Due to a record number of students during registration for recruitment and with the quota limiting 62 recruits per pledge class this year, a committee made up of representatives from each campus sorority decided to extend the sorority community and invite three more organizations to join.
In addition to Gamma Phi Beta, chapters of Alpha Omicron Pi and Kappa Delta may find their way to campus in the next four years.
The process of looking for new sororities began in Winter 2012. The committee accepted packets of information from national sorority organizations that were interested in joining the University community and narrowed the applicants.
While Alpha Omicron Pi and Kappa Delta have been invited to join campus, whether or not they will join depends on if the Greek community feels it’s ready for new additions when the time comes for the chapters to join.
The committee wants to ensure the growing number of new members experience the same tight-knit community previous generations shared without being overcrowded, said LSA senior Emily Goor, the president of the Pan-Hellenic Council.
Although Gamma Phi Beta is joining next year, the sorority has a long history with the University, going back to 1882, when it was brought to campus. One of its founders, Frances E. Haven, was the daughter of a University professor and six of their national presidents were members of the University’s chapter. Upon hearing of the chapter openings, Goor said the sorority seemed really excited to jump on board.
While the addition of Gamma Phi Beta has been met with excitement, it has caused a logistical problem for the University’s chapter of the Delta Phi Epsilon sorority.

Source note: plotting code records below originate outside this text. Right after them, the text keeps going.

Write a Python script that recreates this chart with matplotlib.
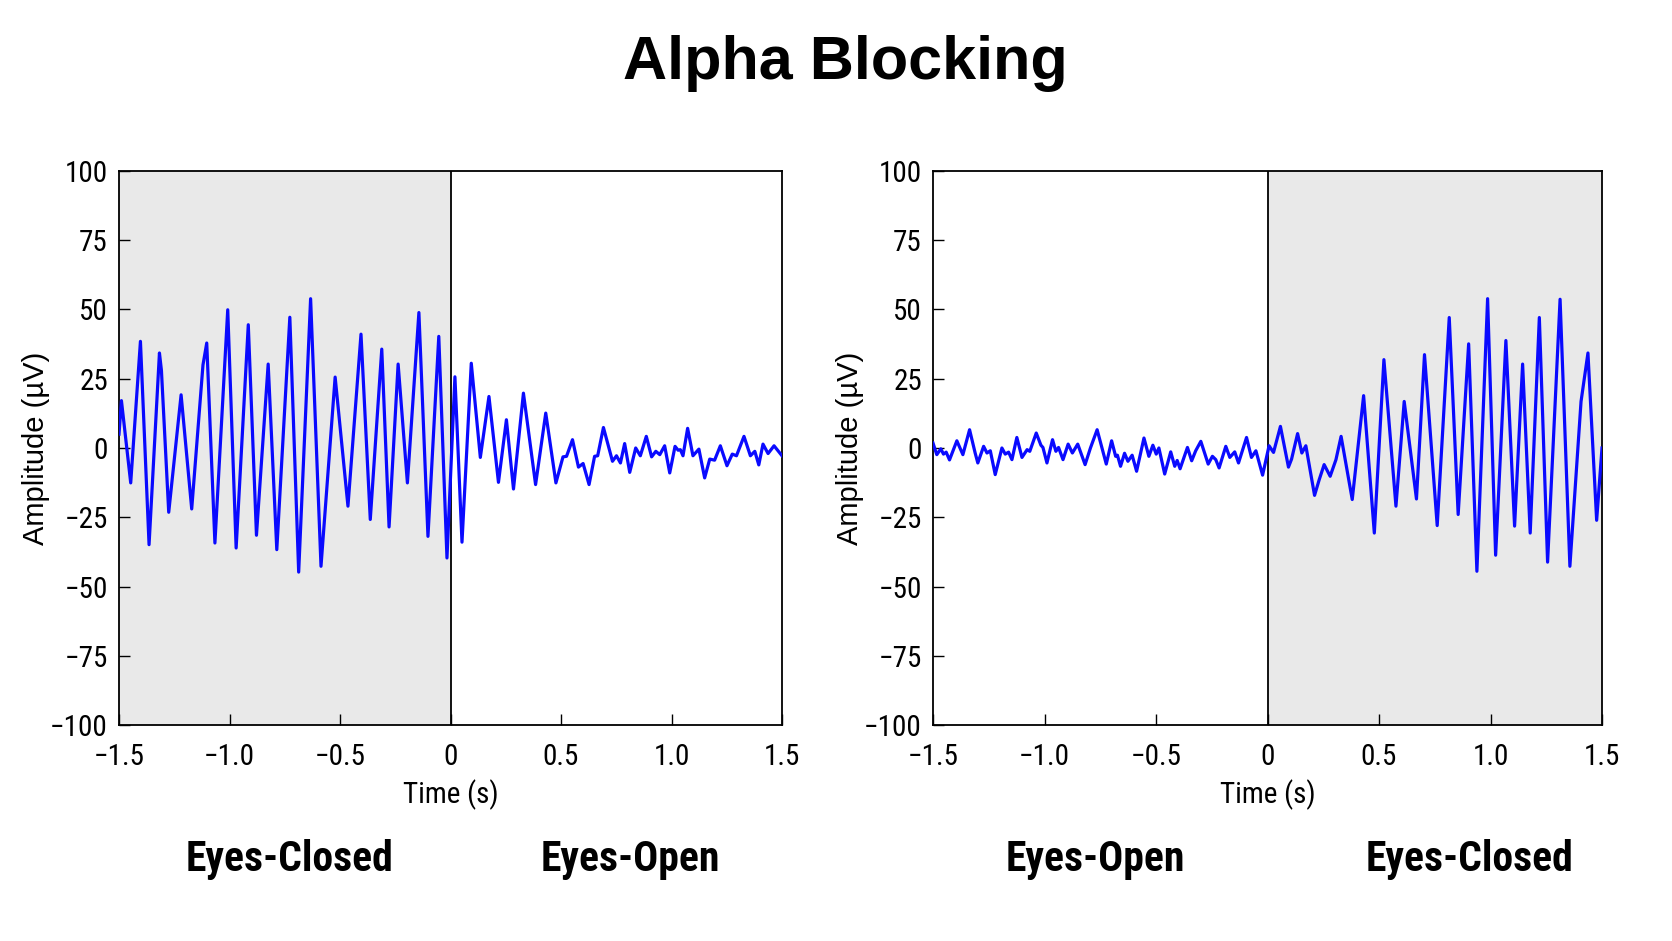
import matplotlib
matplotlib.use("Agg")
import matplotlib.pyplot as plt
from matplotlib import font_manager as fm

# ---------------- data ----------------
left_t = [-1.500, -1.489, -1.447, -1.403, -1.364, -1.317, -1.308, -1.275, -1.219, -1.171,
          -1.120, -1.103, -1.066, -1.008, -0.970, -0.915, -0.878, -0.825, -0.786, -0.727,
          -0.687, -0.633, -0.586, -0.522, -0.464, -0.405, -0.363, -0.311, -0.278, -0.237,
          -0.195, -0.143, -0.102, -0.053, -0.016, 0.020, 0.052, 0.094, 0.135, 0.174,
          0.217, 0.253, 0.285, 0.330, 0.385, 0.431, 0.477, 0.509, 0.525, 0.552,
          0.579, 0.600, 0.627, 0.652, 0.666, 0.692, 0.733, 0.751, 0.769, 0.788,
          0.811, 0.838, 0.859, 0.886, 0.910, 0.929, 0.947, 0.969, 0.992, 1.016,
          1.030, 1.040, 1.052, 1.073, 1.097, 1.124, 1.150, 1.173, 1.195, 1.221,
          1.251, 1.275, 1.294, 1.328, 1.357, 1.377, 1.395, 1.414, 1.437, 1.464,
          1.500]
left_v = [5.0, 17.1, -12.6, 38.5, -34.9, 34.3, 28.0, -23.2, 19.2, -22.0,
          30.0, 37.9, -34.3, 49.9, -36.1, 44.5, -31.5, 30.3, -36.7, 47.2,
          -44.8, 53.9, -42.7, 25.6, -21.0, 41.1, -25.8, 35.7, -28.5, 30.3,
          -12.6, 48.9, -31.9, 40.3, -39.7, 25.7, -34.0, 30.6, -3.4, 18.6,
          -12.4, 10.2, -14.8, 19.8, -13.2, 12.6, -12.6, -3.2, -3.0, 3.0,
          -6.9, -5.6, -13.2, -3.0, -2.8, 7.4, -4.8, -2.8, -5.4, 1.6,
          -8.8, 0.0, -2.8, 4.2, -3.2, -1.2, -2.4, 0.8, -9.0, 0.6,
          -0.8, -0.6, -2.8, 7.1, -2.8, -0.4, -10.8, -4.0, -4.4, 0.8,
          -6.4, -2.2, -2.8, 4.2, -2.8, -1.2, -6.1, 1.4, -2.0, 0.8,
          -2.8]

right_t = [-1.500, -1.483, -1.465, -1.453, -1.441, -1.426, -1.393, -1.366, -1.336, -1.311,
           -1.299, -1.273, -1.258, -1.243, -1.221, -1.191, -1.176, -1.161, -1.146, -1.124,
           -1.101, -1.078, -1.066, -1.037, -1.016, -1.007, -0.989, -0.964, -0.949, -0.937,
           -0.917, -0.894, -0.875, -0.851, -0.818, -0.794, -0.764, -0.723, -0.699, -0.681,
           -0.673, -0.659, -0.641, -0.626, -0.607, -0.587, -0.554, -0.532, -0.514, -0.499,
           -0.487, -0.461, -0.434, -0.416, -0.405, -0.392, -0.359, -0.340, -0.322, -0.299,
           -0.266, -0.247, -0.232, -0.217, -0.187, -0.169, -0.147, -0.130, -0.094, -0.072,
           -0.052, -0.022, 0.007, 0.027, 0.058, 0.094, 0.108, 0.135, 0.154, 0.172,
           0.211, 0.232, 0.254, 0.281, 0.307, 0.330, 0.380, 0.431, 0.479, 0.522,
           0.576, 0.613, 0.668, 0.704, 0.761, 0.815, 0.855, 0.902, 0.939, 0.987,
           1.023, 1.069, 1.108, 1.144, 1.178, 1.219, 1.256, 1.312, 1.356, 1.406,
           1.437, 1.476, 1.500]
right_v = [1.8, -2.4, -0.3, -2.2, -1.5, -4.3, 2.6, -2.4, 6.6, -1.8,
           -5.4, 0.6, -1.8, -1.0, -9.6, 0.0, -2.2, -1.5, -4.2, 3.8,
           -3.4, -0.6, -1.2, 5.4, 1.0, 0.2, -5.4, 3.0, -1.2, 0.2,
           -4.2, 1.4, -1.8, 1.4, -6.0, 0.0, 6.6, -5.8, 2.6, -3.0,
           -2.6, -6.6, -1.9, -4.8, -2.6, -8.4, 3.6, -3.0, 1.0, -2.2,
           0.0, -9.4, -1.4, -6.6, -4.5, -7.5, 0.2, -4.6, -1.0, 2.4,
           -5.8, -3.0, -4.2, -7.2, 0.6, -3.4, -1.4, -5.4, 3.8, -3.4,
           -1.0, -9.8, 0.8, -1.6, 7.8, -6.9, -4.0, 5.2, -1.8, 0.8,
           -17.1, -11.4, -6.0, -10.2, -4.2, 4.2, -18.6, 18.9, -30.7, 31.9,
           -21.0, 16.8, -18.4, 33.7, -28.0, 47.1, -24.0, 37.6, -44.5, 53.9,
           -38.7, 38.8, -28.2, 30.3, -30.7, 47.1, -41.2, 53.7, -42.7, 16.8,
           34.3, -26.1, 0.0]

x_ticks = [-1.5, -1.0, -0.5, 0.0, 0.5, 1.0, 1.5]
x_tick_labels = ["\u22121.5", "\u22121.0", "\u22120.5", "0", "0.5", "1.0", "1.5"]
y_ticks = [-100, -75, -50, -25, 0, 25, 50, 75, 100]
y_tick_labels = ["\u2212100", "\u221275", "\u221250", "\u221225", "0", "25", "50", "75", "100"]

panels = [
    dict(t=left_t, v=left_v, shade=(-1.5, 0.0), labels=("Eyes-Closed", "Eyes-Open")),
    dict(t=right_t, v=right_v, shade=(0.0, 1.5), labels=("Eyes-Open", "Eyes-Closed")),
]

# ---------------- fonts ----------------
names = {f.name for f in fm.fontManager.ttflist}
narrow_candidates = ["Roboto Condensed", "Liberation Sans Narrow", "Arial Narrow",
                     "Open Sans Condensed", "Noto Sans Condensed"]
narrow_found = [n for n in narrow_candidates if n in names]
narrow = narrow_found[:1] + ["Liberation Sans", "DejaVu Sans"]
is_narrow = bool(narrow_found)
regular = ["Liberation Sans", "DejaVu Sans"]

tick_fs = 21 if is_narrow else 19
cat_fs = 30 if is_narrow else 25

W, H = 1672, 941
fig = plt.figure(figsize=(W / 100, H / 100), dpi=100)
fig.patch.set_facecolor("white")

axes_px = [(119, 782), (933, 1602)]
top_px, bot_px = 171, 725
label_x_px = [(290, 630), (1095, 1470)]

for p, (x0, x1), (lx0, lx1) in zip(panels, axes_px, label_x_px):
    ax = fig.add_axes([x0 / W, 1 - bot_px / H, (x1 - x0) / W, (bot_px - top_px) / H])
    ax.set_xlim(-1.5, 1.5)
    ax.set_ylim(-100, 100)
    ax.axvspan(p["shade"][0], p["shade"][1], color="#e9e9e9", zorder=0, lw=0)
    ax.axvline(0, color="black", lw=1.3, zorder=2)
    ax.plot(p["t"], p["v"], color="#0a0aff", lw=2.3, zorder=3, solid_joinstyle="round")
    ax.set_xticks(x_ticks)
    ax.set_xticklabels(x_tick_labels, fontfamily=narrow, fontsize=tick_fs)
    ax.set_yticks(y_ticks)
    ax.set_yticklabels(y_tick_labels, fontfamily=narrow, fontsize=tick_fs)
    ax.tick_params(axis="both", direction="in", length=8, width=1.0, color="black")
    ax.tick_params(axis="x", pad=13)
    ax.tick_params(axis="y", pad=8)
    for s in ax.spines.values():
        s.set_linewidth(1.3)
        s.set_color("black")
    ax.set_xlabel("Time (s)", fontfamily=narrow, fontsize=tick_fs, labelpad=6)
    ax.set_ylabel("Amplitude (\u00b5V)", fontfamily=regular, fontsize=21, labelpad=0)
    fig.text(lx0 / W, 1 - 860 / H, p["labels"][0], ha="center", va="center",
             fontfamily=narrow, fontsize=cat_fs, fontweight="bold")
    fig.text(lx1 / W, 1 - 860 / H, p["labels"][1], ha="center", va="center",
             fontfamily=narrow, fontsize=cat_fs, fontweight="bold")

fig.text(845 / W, 1 - 64 / H, "Alpha Blocking", ha="center", va="center",
         fontfamily=regular, fontsize=44, fontweight="bold")

fig.savefig("out.png", dpi=100, facecolor="white")
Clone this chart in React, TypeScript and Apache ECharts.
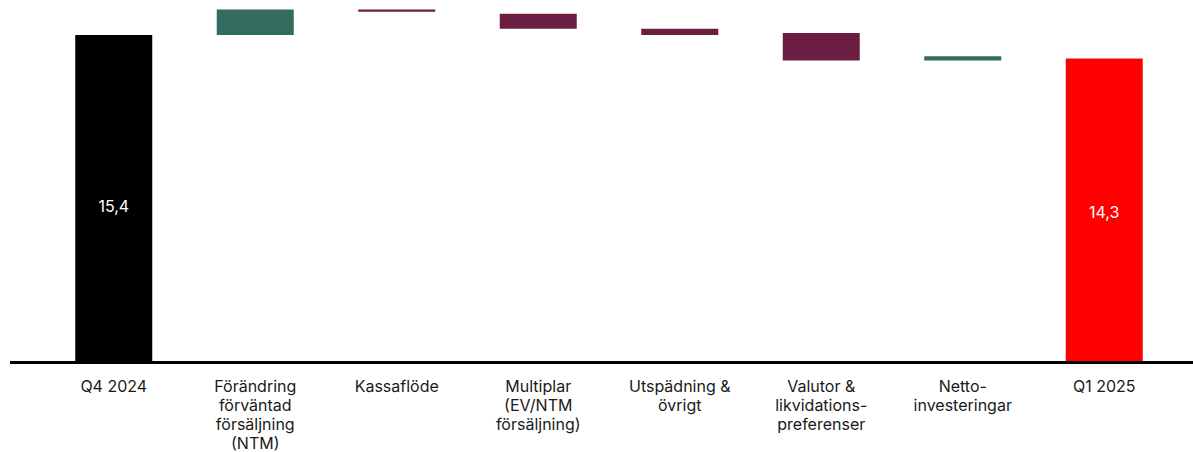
import React, { useEffect, useRef } from "react";
import * as echarts from "echarts";

// Bridge from Q4 2024 to Q1 2025 value (billions)
const categories = [
  "Q4 2024",
  "Förändring\nförväntad\nförsäljning\n(NTM)",
  "Kassaflöde",
  "Multiplar\n(EV/NTM\nförsäljning)",
  "Utspädning &\növrigt",
  "Valutor &\nlikvidations-\npreferenser",
  "Netto-\ninvesteringar",
  "Q1 2025",
];

const openingValue = 15.4;
const closingValue = 14.3;

// Intermediate steps: lower and upper edge of each floating bar
const stepLow = [15.4, 16.5, 15.7, 15.4, 14.2, 14.2];
const stepHigh = [16.6, 16.6, 16.4, 15.7, 15.5, 14.4];
const stepDirection = ["up", "down", "down", "down", "down", "up"];

const COLOR_UP = "#336b5f";
const COLOR_DOWN = "#6b1d42";
const COLOR_OPEN = "#000000";
const COLOR_CLOSE = "#ff0000";

const fmt = (v: number) => v.toFixed(1).replace(".", ",");

export default function App() {
  const ref = useRef<HTMLDivElement>(null);

  useEffect(() => {
    document.body.style.margin = "0";
    if (!ref.current) return;
    const chart = echarts.init(ref.current, null, { renderer: "svg" });

    const baseData = [0, ...stepLow, 0];
    const barData: any[] = [
      {
        value: openingValue,
        itemStyle: { color: COLOR_OPEN },
        label: { show: true, offset: [0, 7] },
      },
      ...stepLow.map((low, i) => ({
        value: +(stepHigh[i] - low).toFixed(3),
        itemStyle: { color: stepDirection[i] === "up" ? COLOR_UP : COLOR_DOWN },
        label: { show: false },
      })),
      {
        value: closingValue,
        itemStyle: { color: COLOR_CLOSE },
        label: { show: true, offset: [0, 2] },
      },
    ];

    chart.setOption({
      animation: false,
      grid: { left: 43, right: 18, top: 0, bottom: 89 },
      xAxis: {
        type: "category",
        data: categories,
        axisLine: { show: false },
        axisTick: { show: false },
        axisLabel: {
          interval: 0,
          margin: 14,
          fontSize: 16,
          lineHeight: 19,
          color: "#1a1a1a",
          fontFamily: "Inter, 'Noto Sans', sans-serif",
        },
      },
      yAxis: {
        type: "value",
        min: 0,
        max: 17.05,
        show: false,
        splitLine: { show: false },
      },
      graphic: [
        {
          type: "line",
          shape: { x1: 10, y1: 362.5, x2: 1193, y2: 362.5 },
          style: { stroke: "#000000", lineWidth: 3 },
          z: 10,
        },
      ],
      series: [
        {
          type: "bar",
          stack: "bridge",
          data: baseData,
          barWidth: 77,
          itemStyle: { color: "transparent" },
          silent: true,
        },
        {
          type: "bar",
          stack: "bridge",
          data: barData,
          barWidth: 77,
          label: {
            position: "inside",
            color: "#ffffff",
            fontSize: 16,
            fontFamily: "Inter, 'Noto Sans', sans-serif",
            formatter: (p: any) => fmt(p.value),
          },
        },
      ],
    });

    return () => chart.dispose();
  }, []);

  return <div ref={ref} style={{ width: 1193, height: 452 }} />;
}
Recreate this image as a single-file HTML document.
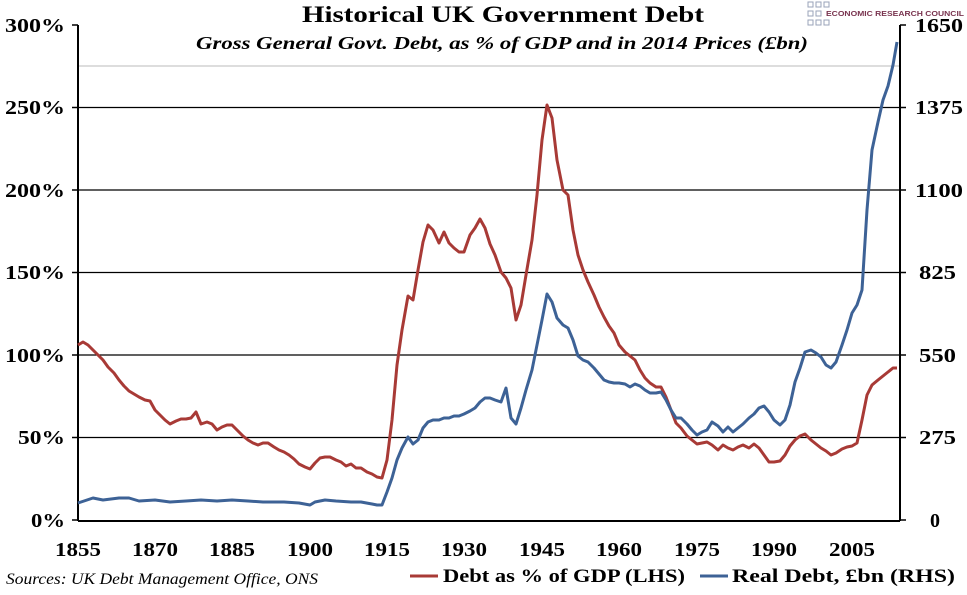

DPhiE has been renting Gamma Phi Beta’s former house for three years from the national sorority. With its return next year, DPhiE needs to find a house by the end of their current lease in 2015.
The sorority has already begun its search and has a few leads; they also may bring in the help of a realtor. DPhiE is looking for a home near their current location and sees this move as an opportunity to grow and further expand the sorority.
This is not DPhiE’s first move. Before they moved into Gamma Phi Beta’s house, they rented out the University chapter of the Zeta Tau Alpha sorority house, until ZTA returned to campus.
During this first transition, the sorority had one of its largest recruitment years. The organization has continuously grown and the quota has gradually risen to accommodate the popular demand for Greek life, according to Tiffany Neal, the assistant executive director of DPhiE housing.
Neal added that moving could actually be beneficial to welcoming new members.
“DPhiE is now the largest it has ever been in the history of being on campus at the University of Michigan,” Neal said. “So, we just see this as an opportunity.”